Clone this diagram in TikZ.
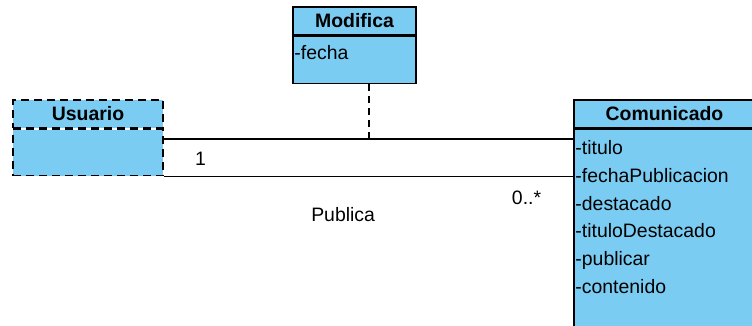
\documentclass[tikz,border=0pt]{standalone}
\usepackage{fontspec}
\setmainfont{Liberation Sans}
\usetikzlibrary{positioning}
\definecolor{umlblue}{RGB}{122,204,242}
\tikzset{
  cls/.style={draw=black, line width=1.5bp, fill=umlblue, inner sep=0pt},
  clshead/.style={cls, minimum height=28bp, font=\bfseries\fontsize{19.5}{20}\selectfont},
  clsbody/.style={cls},
  attrs/.style={anchor=base west, inner sep=0pt, align=left, font=\fontsize{19.5}{28}\selectfont},
  assoc/.style={line width=1.5bp},
  mult/.style={inner sep=0pt, font=\fontsize{19.5}{20}\selectfont},
}
\begin{document}
\begin{tikzpicture}[x=1bp, y=-1bp]
\useasboundingbox (0,0) rectangle (752,325);
\clip (0,0) rectangle (752,325);
% association class
\node[clshead, minimum width=123bp] (modifica) at (354.5,21) {Modifica};
\node[clsbody, minimum width=123bp, minimum height=47bp, below=0pt of modifica] (modificaAttr) {};
\node[attrs] (modificaText) at ([shift={(2,24)}]modificaAttr.north west) {-fecha};
% Usuario
\node[clshead, dash pattern=on 8bp off 5bp, minimum width=150bp] (usuario) at (88,114) {Usuario};
\node[clsbody, dash pattern=on 8bp off 5bp, minimum width=150bp, minimum height=46bp, below=0pt of usuario] (usuarioAttr) {};
% Comunicado
\node[clshead, minimum width=181bp] (comunicado) at (664.5,114) {Comunicado};
\node[clsbody, minimum width=181bp, minimum height=260bp, below=0pt of comunicado] (comunicadoAttr) {};
% base is the last line here
\node[attrs] (comunicadoText) at ([shift={(2,165)}]comunicadoAttr.north west)
  {-titulo\\-fechaPublicacion\\-destacado\\-tituloDestacado\\-publicar\\-contenido};
% Publica
\draw[assoc] ([yshift=-10bp]usuarioAttr.north east) coordinate (pubTop)
  -- (pubTop -| comunicadoAttr.west) coordinate[pos=0.5] (pubMid);
\draw[assoc] (usuarioAttr.south east)
  -- (usuarioAttr.south east -| comunicadoAttr.west)
  node[mult, pos=0.09, above=10bp] (multUsuario) {1}
  node[mult, pos=0.438, below=30bp] (publica) {Publica}
  node[mult, pos=0.886, below=14bp] (multComunicado) {0..*};
\draw[assoc, line width=2bp, dash pattern=on 7bp off 5bp] (pubMid) -- (pubMid |- modificaAttr.south);
\end{tikzpicture}
\end{document}
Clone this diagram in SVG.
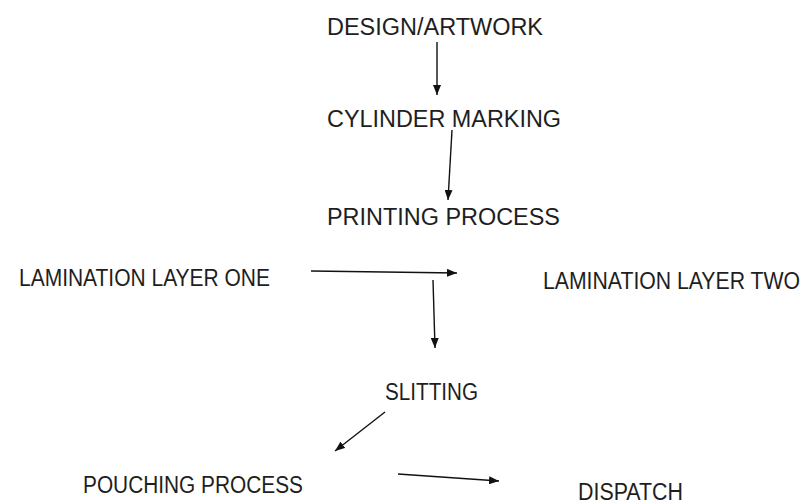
<svg xmlns="http://www.w3.org/2000/svg" width="804" height="503" viewBox="0 0 804 503">
  <style>
    .lbl { font-family: "Liberation Sans", Arial, sans-serif; font-size: 23px; fill: #1e1e1e; }
    .conn { stroke: #111; stroke-width: 1.4; fill: none; marker-end: url(#arrow); }
  </style>
  <defs>
    <marker id="arrow" viewBox="0 0 10 8" refX="10" refY="4" markerWidth="10" markerHeight="8" markerUnits="userSpaceOnUse" orient="auto">
      <path d="M0,0 L10,4 L0,8 Z" fill="#111"/>
    </marker>
  </defs>
  <rect width="804" height="503" fill="#ffffff"/>
  <g id="design"><text class="lbl" x="327" y="35" textLength="216" lengthAdjust="spacingAndGlyphs">DESIGN/ARTWORK</text></g>
  <g id="cylinder"><text class="lbl" x="327" y="127" textLength="234" lengthAdjust="spacingAndGlyphs">CYLINDER MARKING</text></g>
  <g id="printing"><text class="lbl" x="327" y="225" textLength="233" lengthAdjust="spacingAndGlyphs">PRINTING PROCESS</text></g>
  <g id="lam1"><text class="lbl" x="19" y="286" textLength="251" lengthAdjust="spacingAndGlyphs">LAMINATION LAYER ONE</text></g>
  <g id="lam2"><text class="lbl" x="543" y="289" textLength="257" lengthAdjust="spacingAndGlyphs">LAMINATION LAYER TWO</text></g>
  <g id="slitting"><text class="lbl" x="385" y="400" textLength="93" lengthAdjust="spacingAndGlyphs">SLITTING</text></g>
  <g id="pouching"><text class="lbl" x="83" y="493" textLength="220" lengthAdjust="spacingAndGlyphs">POUCHING PROCESS</text></g>
  <g id="dispatch"><text class="lbl" x="578" y="500" textLength="105" lengthAdjust="spacingAndGlyphs">DISPATCH</text></g>
  <g id="connectors">
    <line class="conn" x1="437" y1="42" x2="437" y2="95"/>
    <line class="conn" x1="452" y1="130" x2="448" y2="200"/>
    <line class="conn" x1="311" y1="271" x2="457" y2="273"/>
    <line class="conn" x1="433" y1="280" x2="435" y2="348"/>
    <line class="conn" x1="385" y1="412" x2="335" y2="451"/>
    <line class="conn" x1="398" y1="474" x2="499" y2="481"/>
  </g>
</svg>
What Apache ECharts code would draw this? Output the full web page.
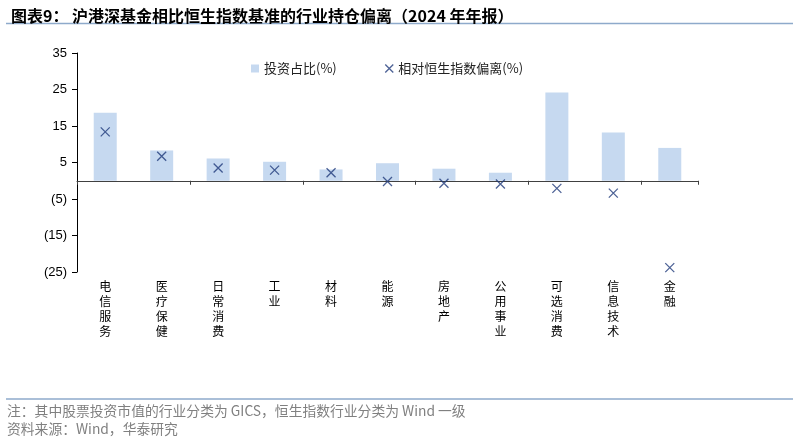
<!DOCTYPE html>
<html><head><meta charset="utf-8">
<script src="https://cdn.jsdelivr.net/npm/echarts@6/dist/echarts.min.js"></script>
<style>html,body{margin:0;padding:0;background:#fff}#c{width:800px;height:443px}</style>
</head><body><div id="c"></div>
<script>
var categories = ['电信服务','医疗保健','日常消费','工业','材料','能源','房地产','公用事业','可选消费','信息技术','金融'];
var shareValues = [18.6, 8.3, 6.1, 5.2, 3.1, 4.8, 3.3, 2.2, 24.2, 13.2, 9.0];
var deviationValues = [13.4, 6.7, 3.5, 2.9, 2.2, -0.2, -0.7, -0.9, -2.1, -3.4, -23.8];
var yTicks = [-25, -15, -5, 5, 15, 25, 35];
var seriesNames = ['投资占比(%)', '相对恒生指数偏离(%)'];

var xPath = 'path://M0,0L10,10M10,0L0,10';
var chart = echarts.init(document.getElementById('c'));
var font = '"Noto Sans CJK SC", "Liberation Sans", sans-serif';
chart.setOption({
  animation: false,
  textStyle: {fontFamily: font},
  title: {
    text: '图表9： 沪港深基金相比恒生指数基准的行业持仓偏离（2024 年年报）',
    left: 6, top: 3,
    textStyle: {fontSize: 16, fontWeight: 'bold', color: '#000', fontFamily: font}
  },
  graphic: [
    {type: 'line', shape: {x1: 6, y1: 23.5, x2: 793, y2: 23.5}, style: {stroke: '#8eaacb', lineWidth: 1.5}},
    {type: 'line', shape: {x1: 6, y1: 399, x2: 793, y2: 399}, style: {stroke: '#8eaacb', lineWidth: 1.5}},
    {type: 'text', left: 7, top: 404, style: {text: '注：其中股票投资市值的行业分类为 GICS，恒生指数行业分类为 Wind 一级', fill: '#808080', fontSize: 13.8, fontFamily: font}},
    {type: 'text', left: 7, top: 422, style: {text: '资料来源：Wind，华泰研究', fill: '#808080', fontSize: 13.8, fontFamily: font}}
  ],
  legend: {
    left: 246, top: 57, itemGap: 46, itemWidth: 8, itemHeight: 8,
    textStyle: {fontSize: 13, color: '#222', fontFamily: font},
    data: [
      {name: seriesNames[0], icon: 'rect', itemStyle: {color: '#c6d9f0'}},
      {name: seriesNames[1], icon: xPath, itemStyle: {color: 'none', borderColor: '#1f3a7a', borderWidth: 1.3}}
    ]
  },
  grid: {left: 77, right: 102, top: 53, bottom: 171},
  xAxis: [
    {
      type: 'category', data: categories,
      axisLine: {onZero: true, lineStyle: {color: '#404040', width: 1}},
      axisTick: {show: true, length: 4, lineStyle: {color: '#404040'}},
      axisLabel: {show: false}
    },
    {
      type: 'category', data: categories, position: 'bottom',
      axisLine: {show: false, onZero: false}, axisTick: {show: false},
      axisLabel: {
        margin: 7, fontSize: 12, lineHeight: 15, color: '#000', interval: 0,
        formatter: function (v) { return v.split('').join('\n'); }
      }
    }
  ],
  yAxis: {
    type: 'value', min: -25, max: 35,
    splitLine: {show: false},
    axisLine: {show: true, lineStyle: {color: '#000'}},
    axisTick: {show: true, length: 5, customValues: yTicks, lineStyle: {color: '#000'}},
    axisLabel: {
      customValues: yTicks, fontSize: 13, color: '#000', margin: 10,
      fontFamily: '"Liberation Sans", Arial, sans-serif',
      formatter: function (v) { return v < 0 ? '(' + (-v) + ')' : String(v); }
    }
  },
  series: [
    {
      name: seriesNames[0], type: 'bar', data: shareValues, barWidth: 23,
      itemStyle: {color: '#c6d9f0'}
    },
    {
      name: seriesNames[1], type: 'scatter', data: deviationValues,
      symbol: xPath, symbolSize: 9,
      itemStyle: {color: 'none', borderColor: '#1f3a7a', borderWidth: 1.3}
    }
  ]
});
</script></body></html>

### REQUIRED WORK:
Print the line above containing "What Apache ECharts", the line containing "var seriesNames = ['投资占比(%)', '相对恒生指数偏离(%)'];", and everything between them, exactly as written. Pictures stay out.

### RESULT:
What Apache ECharts code would draw this? Output the full web page.
<!DOCTYPE html>
<html><head><meta charset="utf-8">
<script src="https://cdn.jsdelivr.net/npm/echarts@6/dist/echarts.min.js"></script>
<style>html,body{margin:0;padding:0;background:#fff}#c{width:800px;height:443px}</style>
</head><body><div id="c"></div>
<script>
var categories = ['电信服务','医疗保健','日常消费','工业','材料','能源','房地产','公用事业','可选消费','信息技术','金融'];
var shareValues = [18.6, 8.3, 6.1, 5.2, 3.1, 4.8, 3.3, 2.2, 24.2, 13.2, 9.0];
var deviationValues = [13.4, 6.7, 3.5, 2.9, 2.2, -0.2, -0.7, -0.9, -2.1, -3.4, -23.8];
var yTicks = [-25, -15, -5, 5, 15, 25, 35];
var seriesNames = ['投资占比(%)', '相对恒生指数偏离(%)'];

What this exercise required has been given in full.